V. Une série, même complète, des états de toutes les sociétés et de toutes leurs évolutions ne suffirait pas à épuiser la matière de l’histoire. Il reste des faits uniques dont on ne peut se passer, puisqu’ils expliquent la formation des états et le commencement des évolutions. Comment étudier les institutions ou l’évolution de la France sans parler de la conquête des Gaules par César et de l’invasion des Barbares ?

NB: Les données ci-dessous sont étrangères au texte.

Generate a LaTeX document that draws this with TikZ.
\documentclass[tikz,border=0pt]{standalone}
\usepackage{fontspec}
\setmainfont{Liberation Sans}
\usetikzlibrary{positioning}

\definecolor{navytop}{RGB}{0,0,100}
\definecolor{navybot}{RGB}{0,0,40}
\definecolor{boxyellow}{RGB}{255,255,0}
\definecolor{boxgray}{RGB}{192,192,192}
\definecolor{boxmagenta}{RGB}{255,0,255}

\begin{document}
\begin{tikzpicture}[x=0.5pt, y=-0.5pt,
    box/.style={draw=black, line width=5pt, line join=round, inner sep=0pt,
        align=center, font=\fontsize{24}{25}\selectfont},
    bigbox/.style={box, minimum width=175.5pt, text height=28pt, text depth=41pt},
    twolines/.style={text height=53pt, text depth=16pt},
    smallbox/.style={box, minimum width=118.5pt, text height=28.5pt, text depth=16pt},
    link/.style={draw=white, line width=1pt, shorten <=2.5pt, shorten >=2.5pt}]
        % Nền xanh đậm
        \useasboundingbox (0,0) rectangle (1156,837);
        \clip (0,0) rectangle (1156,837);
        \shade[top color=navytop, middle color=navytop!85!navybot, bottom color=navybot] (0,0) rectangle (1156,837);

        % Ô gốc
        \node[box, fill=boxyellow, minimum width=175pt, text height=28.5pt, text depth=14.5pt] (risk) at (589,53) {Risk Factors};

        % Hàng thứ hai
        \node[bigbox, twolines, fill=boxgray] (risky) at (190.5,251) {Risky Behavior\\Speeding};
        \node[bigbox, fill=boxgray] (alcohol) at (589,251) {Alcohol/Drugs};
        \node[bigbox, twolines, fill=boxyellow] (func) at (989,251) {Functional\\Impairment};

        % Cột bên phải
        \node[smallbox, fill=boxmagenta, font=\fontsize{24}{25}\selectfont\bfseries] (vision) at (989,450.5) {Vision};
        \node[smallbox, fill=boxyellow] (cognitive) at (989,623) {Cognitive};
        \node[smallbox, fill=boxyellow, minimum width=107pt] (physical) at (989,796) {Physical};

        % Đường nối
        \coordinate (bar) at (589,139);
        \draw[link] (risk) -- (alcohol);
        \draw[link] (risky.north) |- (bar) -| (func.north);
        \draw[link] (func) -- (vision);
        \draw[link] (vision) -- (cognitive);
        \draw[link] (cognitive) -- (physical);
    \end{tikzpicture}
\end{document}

Cette nécessité d’étudier des faits uniques a fait dire que l’histoire ne peut être une science, car toute science a pour objet le général. — L’histoire est ici dans la même condition que la cosmographie, la géologie, la science des espèces animales ; elle n’est pas la connaissance abstraite des rapports généraux entre les faits, elle est une étude explicative de la réalité ; or la réalité n’a existé qu’une seule fois. Il n’y a eu qu’une seule évolution de la terre, de la vie animale, de l’humanité. Dans chacune de ces évolutions les faits qui se sont succédé ont été le produit non de lois abstraites, mais du concours à chaque moment de plusieurs faits d’espèce différente. Ce concours, appelé parfois le hasard, a produit une série d’accidents qui ont déterminé la marche particulière de l’évolution[1]. L’évolution n’est intelligible

  1. La théorie du hasard a été faite de façon décisive par M. Cournot, Considérations sur la marche des idées et des événements dans les temps modernes, Paris, 1872, 2 vol. in-8.